#### [Instruction]
Reproduce all lines of the listing below in which the word "Clone" occurs.

#### [Data for this task]
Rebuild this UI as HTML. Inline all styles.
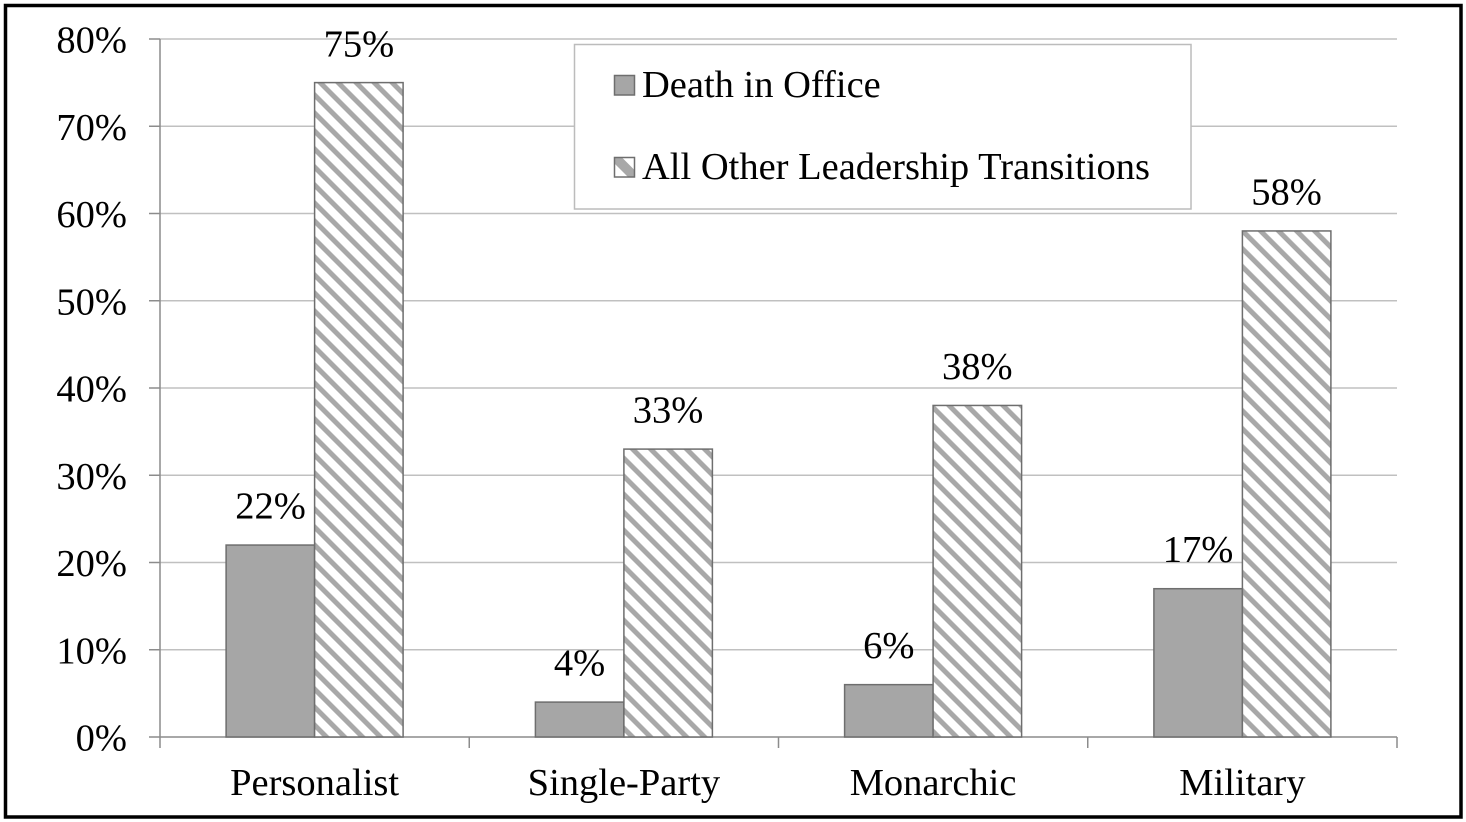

* * *

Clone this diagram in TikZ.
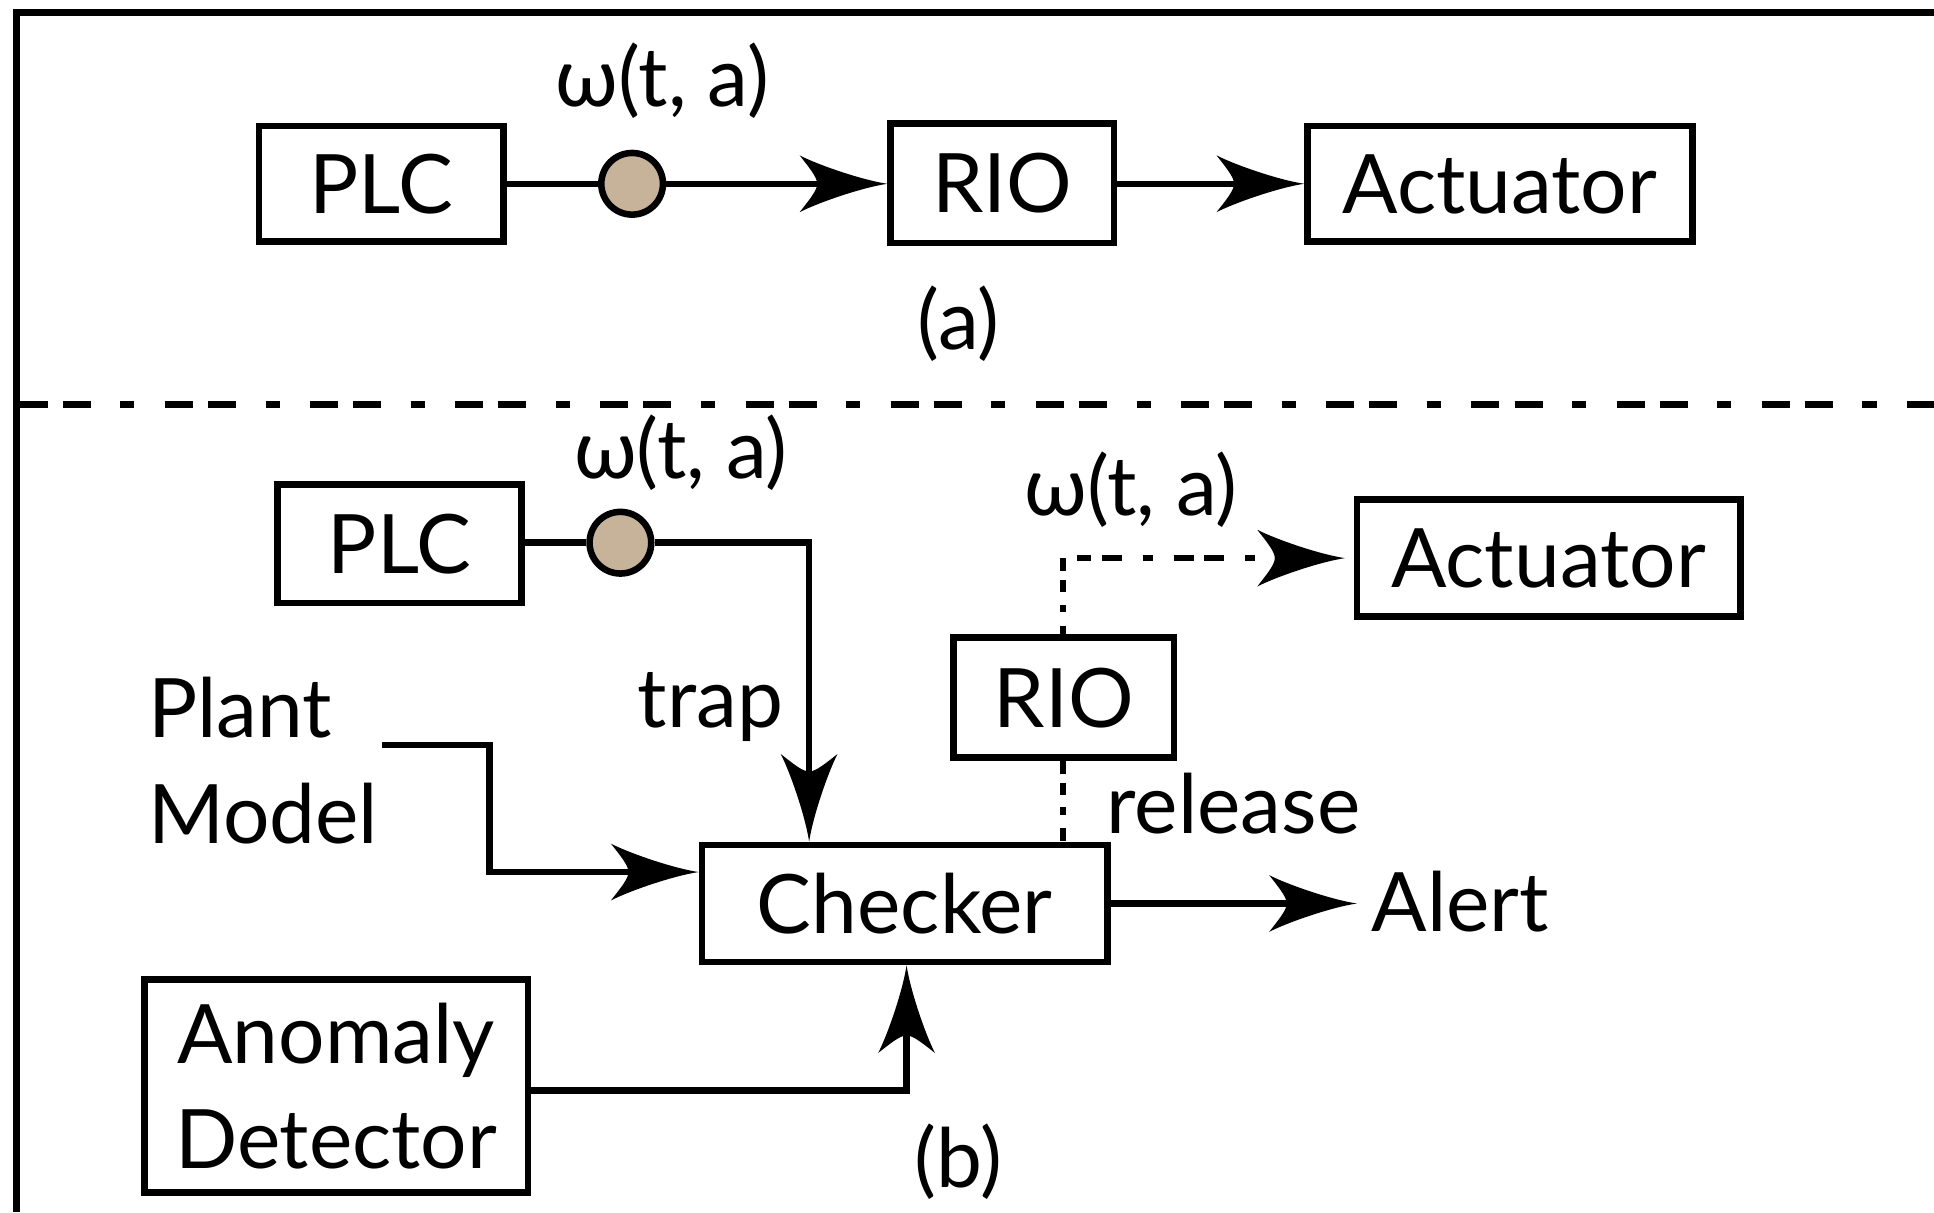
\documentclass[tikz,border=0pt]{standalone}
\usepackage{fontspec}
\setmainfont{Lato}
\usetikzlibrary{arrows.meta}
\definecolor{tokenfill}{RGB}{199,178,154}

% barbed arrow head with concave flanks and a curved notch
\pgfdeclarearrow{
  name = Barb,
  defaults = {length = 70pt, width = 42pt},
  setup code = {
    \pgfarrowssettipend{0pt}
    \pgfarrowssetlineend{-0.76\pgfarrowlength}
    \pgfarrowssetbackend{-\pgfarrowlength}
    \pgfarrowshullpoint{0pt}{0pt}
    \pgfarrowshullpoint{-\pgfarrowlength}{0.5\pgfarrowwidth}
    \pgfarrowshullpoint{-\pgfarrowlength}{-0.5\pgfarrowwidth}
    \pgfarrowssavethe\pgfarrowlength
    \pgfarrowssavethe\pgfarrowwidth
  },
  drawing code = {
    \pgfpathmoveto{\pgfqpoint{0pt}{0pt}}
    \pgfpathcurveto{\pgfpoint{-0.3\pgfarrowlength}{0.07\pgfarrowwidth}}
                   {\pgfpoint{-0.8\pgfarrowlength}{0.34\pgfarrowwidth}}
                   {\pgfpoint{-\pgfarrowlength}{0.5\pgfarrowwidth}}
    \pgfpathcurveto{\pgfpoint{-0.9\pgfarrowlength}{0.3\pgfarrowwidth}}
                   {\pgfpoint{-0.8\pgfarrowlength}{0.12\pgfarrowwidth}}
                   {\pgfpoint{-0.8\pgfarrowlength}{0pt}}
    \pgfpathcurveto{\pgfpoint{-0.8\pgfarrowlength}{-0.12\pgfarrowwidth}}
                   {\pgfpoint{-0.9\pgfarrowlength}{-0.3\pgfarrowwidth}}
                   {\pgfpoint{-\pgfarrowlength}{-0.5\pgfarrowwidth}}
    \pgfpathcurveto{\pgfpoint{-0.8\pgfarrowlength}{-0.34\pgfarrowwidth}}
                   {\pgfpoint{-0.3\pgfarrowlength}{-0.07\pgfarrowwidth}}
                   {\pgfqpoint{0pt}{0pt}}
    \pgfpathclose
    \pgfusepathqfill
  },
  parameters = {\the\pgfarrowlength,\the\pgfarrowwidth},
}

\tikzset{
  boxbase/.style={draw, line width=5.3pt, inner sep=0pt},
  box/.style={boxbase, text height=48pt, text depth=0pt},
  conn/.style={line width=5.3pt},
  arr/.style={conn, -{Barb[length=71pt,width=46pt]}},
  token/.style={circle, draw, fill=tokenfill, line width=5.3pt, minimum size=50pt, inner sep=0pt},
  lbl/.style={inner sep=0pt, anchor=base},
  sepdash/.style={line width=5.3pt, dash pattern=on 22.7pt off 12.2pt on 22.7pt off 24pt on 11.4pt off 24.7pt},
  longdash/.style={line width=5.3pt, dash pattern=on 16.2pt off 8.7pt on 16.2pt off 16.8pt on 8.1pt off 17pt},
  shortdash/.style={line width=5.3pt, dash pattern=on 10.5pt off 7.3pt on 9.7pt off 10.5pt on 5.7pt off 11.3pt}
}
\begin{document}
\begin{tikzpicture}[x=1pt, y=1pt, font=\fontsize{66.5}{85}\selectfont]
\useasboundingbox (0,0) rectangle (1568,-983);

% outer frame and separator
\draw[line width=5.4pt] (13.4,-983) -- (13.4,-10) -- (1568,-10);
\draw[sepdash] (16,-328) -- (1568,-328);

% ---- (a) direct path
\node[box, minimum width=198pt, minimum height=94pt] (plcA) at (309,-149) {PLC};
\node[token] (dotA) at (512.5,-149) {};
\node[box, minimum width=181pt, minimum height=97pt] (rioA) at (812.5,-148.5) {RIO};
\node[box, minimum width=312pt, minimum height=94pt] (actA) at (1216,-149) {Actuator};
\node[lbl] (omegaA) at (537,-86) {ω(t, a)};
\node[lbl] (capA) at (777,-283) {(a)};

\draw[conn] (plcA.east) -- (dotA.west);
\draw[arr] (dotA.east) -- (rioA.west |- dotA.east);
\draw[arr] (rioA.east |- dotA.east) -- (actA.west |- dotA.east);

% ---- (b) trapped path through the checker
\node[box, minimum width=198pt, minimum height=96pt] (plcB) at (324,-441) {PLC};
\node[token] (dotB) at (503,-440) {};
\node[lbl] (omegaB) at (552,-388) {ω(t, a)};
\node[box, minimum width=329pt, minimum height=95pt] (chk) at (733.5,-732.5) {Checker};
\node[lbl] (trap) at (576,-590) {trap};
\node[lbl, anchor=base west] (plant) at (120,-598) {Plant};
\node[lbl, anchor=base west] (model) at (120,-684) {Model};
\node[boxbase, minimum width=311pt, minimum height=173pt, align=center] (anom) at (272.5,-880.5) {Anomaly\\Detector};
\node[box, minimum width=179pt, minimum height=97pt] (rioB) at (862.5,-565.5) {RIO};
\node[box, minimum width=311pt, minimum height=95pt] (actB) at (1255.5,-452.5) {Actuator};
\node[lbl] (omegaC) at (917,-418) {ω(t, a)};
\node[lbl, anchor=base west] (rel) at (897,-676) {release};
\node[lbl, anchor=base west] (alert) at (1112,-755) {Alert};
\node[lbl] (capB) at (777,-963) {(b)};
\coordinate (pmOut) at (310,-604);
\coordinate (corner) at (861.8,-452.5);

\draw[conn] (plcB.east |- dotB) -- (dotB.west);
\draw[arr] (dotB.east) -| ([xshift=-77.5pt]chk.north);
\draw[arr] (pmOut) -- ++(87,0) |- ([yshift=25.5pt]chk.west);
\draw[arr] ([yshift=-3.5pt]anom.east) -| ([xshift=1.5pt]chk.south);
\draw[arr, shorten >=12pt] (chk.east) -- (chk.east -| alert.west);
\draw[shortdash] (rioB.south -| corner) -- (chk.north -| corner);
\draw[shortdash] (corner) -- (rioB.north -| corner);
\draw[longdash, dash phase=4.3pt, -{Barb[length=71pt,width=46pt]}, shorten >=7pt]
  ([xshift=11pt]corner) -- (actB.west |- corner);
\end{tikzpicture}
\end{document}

--

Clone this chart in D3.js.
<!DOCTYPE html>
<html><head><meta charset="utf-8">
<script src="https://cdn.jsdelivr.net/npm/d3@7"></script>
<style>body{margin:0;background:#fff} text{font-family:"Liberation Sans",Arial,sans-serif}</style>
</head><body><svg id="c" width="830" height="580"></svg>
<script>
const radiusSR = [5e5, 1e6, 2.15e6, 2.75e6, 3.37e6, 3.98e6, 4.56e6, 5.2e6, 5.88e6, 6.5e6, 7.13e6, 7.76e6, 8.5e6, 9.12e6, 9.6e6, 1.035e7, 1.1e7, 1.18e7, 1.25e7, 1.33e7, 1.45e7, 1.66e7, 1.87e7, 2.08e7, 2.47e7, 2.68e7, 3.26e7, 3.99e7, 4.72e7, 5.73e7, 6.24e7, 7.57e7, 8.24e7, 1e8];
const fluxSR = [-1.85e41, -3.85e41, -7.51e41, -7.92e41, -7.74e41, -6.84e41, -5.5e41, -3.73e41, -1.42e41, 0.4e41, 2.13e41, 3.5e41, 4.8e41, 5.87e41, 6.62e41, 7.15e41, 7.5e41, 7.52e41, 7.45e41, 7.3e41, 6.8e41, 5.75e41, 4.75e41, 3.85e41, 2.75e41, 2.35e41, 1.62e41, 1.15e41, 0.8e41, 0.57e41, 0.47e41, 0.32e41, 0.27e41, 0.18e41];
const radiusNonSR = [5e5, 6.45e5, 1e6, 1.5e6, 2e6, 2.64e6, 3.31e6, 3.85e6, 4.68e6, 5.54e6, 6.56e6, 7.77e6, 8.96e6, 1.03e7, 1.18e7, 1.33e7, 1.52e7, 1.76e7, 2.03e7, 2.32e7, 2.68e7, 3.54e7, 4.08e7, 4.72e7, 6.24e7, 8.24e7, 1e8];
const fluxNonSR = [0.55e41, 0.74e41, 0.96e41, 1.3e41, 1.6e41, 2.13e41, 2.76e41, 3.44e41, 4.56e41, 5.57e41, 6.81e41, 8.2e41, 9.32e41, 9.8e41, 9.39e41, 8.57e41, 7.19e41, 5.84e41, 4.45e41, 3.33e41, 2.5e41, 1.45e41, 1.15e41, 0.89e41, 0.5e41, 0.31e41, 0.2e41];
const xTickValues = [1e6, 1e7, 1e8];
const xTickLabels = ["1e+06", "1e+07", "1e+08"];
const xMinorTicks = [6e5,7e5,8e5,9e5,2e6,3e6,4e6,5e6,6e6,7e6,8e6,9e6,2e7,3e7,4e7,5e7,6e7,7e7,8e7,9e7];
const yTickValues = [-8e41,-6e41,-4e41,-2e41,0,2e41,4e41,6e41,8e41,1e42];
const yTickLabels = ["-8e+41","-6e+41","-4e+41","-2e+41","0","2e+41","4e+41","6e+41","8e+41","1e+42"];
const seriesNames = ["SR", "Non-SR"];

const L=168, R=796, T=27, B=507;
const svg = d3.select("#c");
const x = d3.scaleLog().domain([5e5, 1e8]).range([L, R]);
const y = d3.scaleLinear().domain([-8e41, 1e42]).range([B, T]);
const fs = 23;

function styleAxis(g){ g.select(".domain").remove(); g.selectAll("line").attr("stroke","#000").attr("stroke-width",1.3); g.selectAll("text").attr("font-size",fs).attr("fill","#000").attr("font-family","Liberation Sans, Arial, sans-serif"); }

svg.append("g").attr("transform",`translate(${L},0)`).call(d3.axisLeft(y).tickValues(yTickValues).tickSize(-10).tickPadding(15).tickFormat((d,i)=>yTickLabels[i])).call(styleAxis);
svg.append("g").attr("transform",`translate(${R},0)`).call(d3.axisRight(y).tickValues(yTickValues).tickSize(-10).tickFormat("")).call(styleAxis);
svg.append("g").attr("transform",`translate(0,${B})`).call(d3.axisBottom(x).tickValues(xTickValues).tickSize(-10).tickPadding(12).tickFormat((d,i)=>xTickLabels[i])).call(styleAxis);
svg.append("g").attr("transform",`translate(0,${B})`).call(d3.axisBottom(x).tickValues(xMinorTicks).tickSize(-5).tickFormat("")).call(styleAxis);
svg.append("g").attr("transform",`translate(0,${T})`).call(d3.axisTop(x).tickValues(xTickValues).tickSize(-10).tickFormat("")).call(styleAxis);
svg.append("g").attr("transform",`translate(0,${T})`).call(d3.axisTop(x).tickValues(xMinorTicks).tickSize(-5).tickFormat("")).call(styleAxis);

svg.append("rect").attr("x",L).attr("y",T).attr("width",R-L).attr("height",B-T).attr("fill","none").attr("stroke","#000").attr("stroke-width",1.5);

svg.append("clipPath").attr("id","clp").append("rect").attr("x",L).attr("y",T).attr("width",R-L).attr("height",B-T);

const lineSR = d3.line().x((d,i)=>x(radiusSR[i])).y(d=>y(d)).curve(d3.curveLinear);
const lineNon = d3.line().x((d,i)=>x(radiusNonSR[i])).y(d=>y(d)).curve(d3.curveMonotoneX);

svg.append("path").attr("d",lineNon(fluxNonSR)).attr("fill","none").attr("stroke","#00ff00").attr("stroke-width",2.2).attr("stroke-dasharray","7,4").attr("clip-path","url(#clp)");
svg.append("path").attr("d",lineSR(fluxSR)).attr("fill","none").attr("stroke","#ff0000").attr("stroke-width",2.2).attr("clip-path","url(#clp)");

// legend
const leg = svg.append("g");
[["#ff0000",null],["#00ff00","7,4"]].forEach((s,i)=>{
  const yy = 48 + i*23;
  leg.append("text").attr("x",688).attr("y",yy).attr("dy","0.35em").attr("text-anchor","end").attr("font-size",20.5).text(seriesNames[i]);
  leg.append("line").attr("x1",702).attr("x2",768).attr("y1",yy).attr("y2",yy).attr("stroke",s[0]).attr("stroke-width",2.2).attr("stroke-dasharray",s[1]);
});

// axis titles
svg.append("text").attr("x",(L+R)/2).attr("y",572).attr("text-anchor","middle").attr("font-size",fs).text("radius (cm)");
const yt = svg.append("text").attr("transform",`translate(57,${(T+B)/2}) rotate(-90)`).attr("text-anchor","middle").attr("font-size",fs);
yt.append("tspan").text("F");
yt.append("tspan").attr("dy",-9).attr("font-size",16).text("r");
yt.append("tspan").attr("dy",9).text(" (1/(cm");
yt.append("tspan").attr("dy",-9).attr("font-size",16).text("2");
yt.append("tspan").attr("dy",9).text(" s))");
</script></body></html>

#### [Reply to the task]
Clone this diagram in TikZ.
Clone this chart in D3.js.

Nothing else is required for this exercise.